15 Jan Slow COVID-19 Vaccine Rollout Called ‘Scandalous’
UCSF Chair of Medicine Dr. Robert Wachter criticized the disorganized distribution of COVID-19 vaccines during an Ethnic Media Services teleconference on Wednesday. (Screenshot captured by Michael J. Fitzgerald / Richmond Pulse)
By Michael J. Fitzgerald
The slow rate of Californians receiving inoculations of COVID-19 vaccine is “scandalous,” the chair of the Department of Medicine at the University of California, San Francisco said this week.
But both Dr. Robert M. Wachter of UCSF and Dr. William Schaffner of Vanderbilt University voiced some optimism that the incoming administration of President-elect Joseph Biden has a good chance of solving the current problems of distribution and supply.
Schaffner and Wachter were presenters Wednesday in a national media teleconference sponsored by Ethnic Media Services.
Wachter said health authorities “got the science right” when it came to developing the vaccines now being administered across the nation. But the organization needed to get vaccines to people in a timely manner should have been a careful, thoughtful national plan, not simply fobbing the process off to the states to figure out, he said.
“States were left to do it themselves,” Wachter said. “Then, they handed off a fair amount of responsibility to local institutions — all of which were doing improv.”
Adding to the disorganization is that in many states, medical authorities have set up hierarchies to determine who should receive the vaccine first. The systems they created have slowed things down in a good-faith effort to achieve some kind of healthcare equity, he added.
“I think we created something more complex than we are capable of handling,” Wachter said. He predicted the nation may end up with some version of a lottery for vaccinations that will be much faster and more efficient.

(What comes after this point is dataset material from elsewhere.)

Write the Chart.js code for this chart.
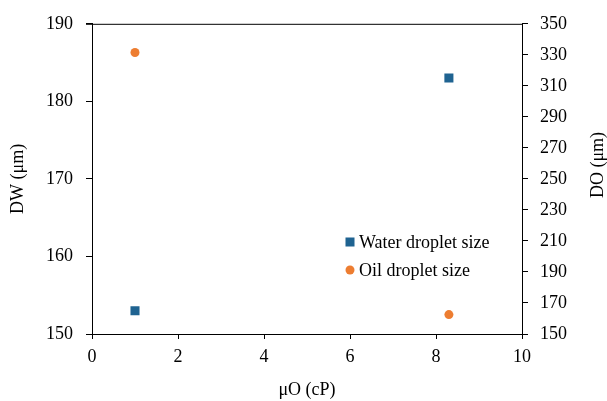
<!DOCTYPE html>
<html>
<head>
<meta charset="utf-8">
<script src="https://cdn.jsdelivr.net/npm/chart.js@4"></script>
<style>
	body { margin: 0; background: #fff; }
	#wrap { width: 607px; height: 401px; }
</style>
</head>
<body>
<div id="wrap"><canvas id="mycanvas"></canvas></div>
<script>
// data
var viscosity = [1, 8.3];
var waterSize = [153, 183];
var oilSize = [331.5, 162.5];
var xTicks = [0, 2, 4, 6, 8, 10];
var seriesNames = ["Water droplet size", "Oil droplet size"];
var rightTitle = "DO (μm)";

var FONT = "'Liberation Serif', 'Times New Roman', serif";

function pts(xs, ys) {
	var out = [];
	for (var i in xs) out.push({x: xs[i], y: ys[i]});
	return out;
}

// top edge of the box, legend inside, right title (reads bottom-up)
var framePlugin = {
	id: "frame",
	afterDatasetsDraw: function(chart) {
		var ctx = chart.ctx, a = chart.chartArea;
		ctx.save();
		ctx.strokeStyle = "#000";
		ctx.lineWidth = 1;
		ctx.beginPath();
		ctx.moveTo(a.left - 6, a.top + 0.5);
		ctx.lineTo(a.right, a.top + 0.5);
		ctx.stroke();
		// legend
		var lx = 350, ly = 242;
		ctx.font = "18px " + FONT;
		ctx.textBaseline = "middle";
		chart.data.datasets.forEach(function(ds, i) {
			var y = ly + i * 28;
			ctx.fillStyle = ds.backgroundColor;
			if (ds.pointStyle === "rect") {
				ctx.fillRect(lx - 4.5, y - 4.5, 9, 9);
			} else {
				ctx.beginPath();
				ctx.arc(lx, y, 4.5, 0, Math.PI * 2);
				ctx.fill();
			}
			ctx.fillStyle = "#000";
			ctx.fillText(ds.label, lx + 9, y + 1);
		});
		// right axis title
		ctx.translate(598, 165);
		ctx.rotate(-Math.PI / 2);
		ctx.textAlign = "center";
		ctx.fillText(rightTitle, 0, 0);
		ctx.restore();
	}
};

var axisCommon = {
	border: { display: true, color: "#000", width: 1 },
	grid: { display: true, drawOnChartArea: false, drawTicks: true, tickLength: 6, color: "#000" },
	ticks: { color: "#000", font: { family: FONT, size: 18 }, padding: 12 },
	title: { display: true, color: "#000", font: { family: FONT, size: 18 } }
};

function axis(extra) {
	var o = JSON.parse(JSON.stringify(axisCommon));
	for (var k in extra) {
		if (typeof extra[k] === "object" && o[k]) Object.assign(o[k], extra[k]);
		else o[k] = extra[k];
	}
	return o;
}

var ctx = document.getElementById("mycanvas");
var chart = new Chart(ctx, {
	type: "scatter",
	data: {
		datasets: [
			{
				label: seriesNames[0],
				data: pts(viscosity, waterSize),
				yAxisID: "y",
				pointStyle: "rect",
				pointRadius: 6.4,
				backgroundColor: "#1f6391",
				borderColor: "#1f6391",
				borderWidth: 0
			},
			{
				label: seriesNames[1],
				data: pts(viscosity, oilSize),
				yAxisID: "y1",
				pointStyle: "circle",
				pointRadius: 4.5,
				backgroundColor: "#ed7d31",
				borderColor: "#ed7d31",
				borderWidth: 0
			}
		]
	},
	options: {
		responsive: true,
		maintainAspectRatio: false,
		animation: false,
		layout: { padding: { top: 22, left: 0, right: 0, bottom: 0 } },
		plugins: { legend: { display: false }, tooltip: { enabled: false } },
		scales: {
			x: axis({
				type: "linear", min: 0, max: 10,
				grid: { tickLength: 5 },
				ticks: { padding: 7 },
				afterBuildTicks: function(s) { s.ticks = xTicks.map(function(v) { return {value: v}; }); },
				afterFit: function(s) { s.height = 67; },
				title: { text: "μO (cP)", padding: { top: 4, bottom: 0 } }
			}),
			y: axis({
				type: "linear", position: "left", min: 150, max: 190,
				ticks: { stepSize: 10, padding: 13 },
				afterFit: function(s) { s.width = 92; },
				title: { text: "DW (μm)", padding: { top: 7, bottom: 0 } }
			}),
			y1: axis({
				type: "linear", position: "right", min: 150, max: 350,
				ticks: { stepSize: 20 },
				afterFit: function(s) { s.width = 85; },
				title: { display: false }
			})
		}
	},
	plugins: [framePlugin]
});
</script>
</body>
</html>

“How do you herd a ton of people through a system as efficiently as possible — but one that is not gameable?” he asked.
Schaffner suggested the first thing the incoming Biden administration should work on is an overarching federal policy for vaccine distribution and inoculations.
“We don’t need a crazy quilt of state-by-state policies,” he said. “This is already starting, emphasizing public health and scientific principles — and providing sustained, clear, continuous communication.”
He suggested that the current system of vaccine distribution needs to be straightened out also. Clinicians distributing the vaccine need to know for sure the vaccine will be available when they need it.
“If you have to turn someone away who has an appointment, that makes everyone grumpy,” Schaffner said.
The two researchers also discussed the skepticism about the efficiency of the two vaccines currently being administered, one by Pfizer, the other by Moderna.
Much of the skepticism centers around the speed with which the vaccines were developed.
But Schaffner said it’s very important to look at the entire development process.
“We don’t do the vaccine development process justice,” he said. “Yes, the vaccines themselves were developed fast. But for 15 or 20 years before that, the basic science that underlies these new mechanisms of making vaccines was under development. We don’t really count that very much.”
The technology had been waiting for a problem to solve, he said. Plus, researchers and others worked literally day and night to get the COVID-19 vaccines developed.
One of the biggest boosts in speeding the process was a big infusion of government money. That made it possible to speed up testing and various other processes, he said.
“And then we did some things rather than in sequence, we did them simultaneously.”
That included the federal government urging the vaccine companies to begin manufacturing the vaccines — even before the clinical trials were completed. The government was betting that the vaccines would be efficient enough to be used.
As it turned out, both of the current vaccines being administered are much more likely to protect patients than first predicted.
“We won the lottery,” Schaffner said. “We had two vaccines fabulously effective, very safe and each company had a warehouse full of vaccine ready to ship. That’s how we were able to reduce the time.”
This week, Contra Costa Health Services Announced that it has expanded the pool of people eligible to receive a vaccination to include residents 65 years old and older. Those and other people who meet the eligibility criteria can fill out a form online to request an appointment to get the vaccine.
John C PuBlicoPosted at 20:13h, 21 January
CCHS has prioritized the wealthy like Orinda, Walnut Creek, Danville, Lafayette, Orinda, El Cerrito, Diablo and Pleasant Hill over the folks in Richmond for the Vaccine plain and simple and in the numbers on their web site
Even though Richmond is number one in DEATHS for non LTCF in other words death for young Latino people and a ski vacation for a 65 year old In Lafayette, Walnut Creek, Orinda, El Cerrito, Danville, etc etc.
Get this, Asian people in CC County got 2k more vaccines than Latin people, even though Latin people make up the majority population in Contra Costa and they are three times more infected and are dying at a exponentially higher rate than Asians. WhY? WHY? Tom Butt is a FAILURE, NUMBER ONE IN NON LTCF DEATHS AND LAST IN NEEDLES IN THE ARM.
Every one relax, Tom Butt got a Covid 19 shot. Is he Mexican?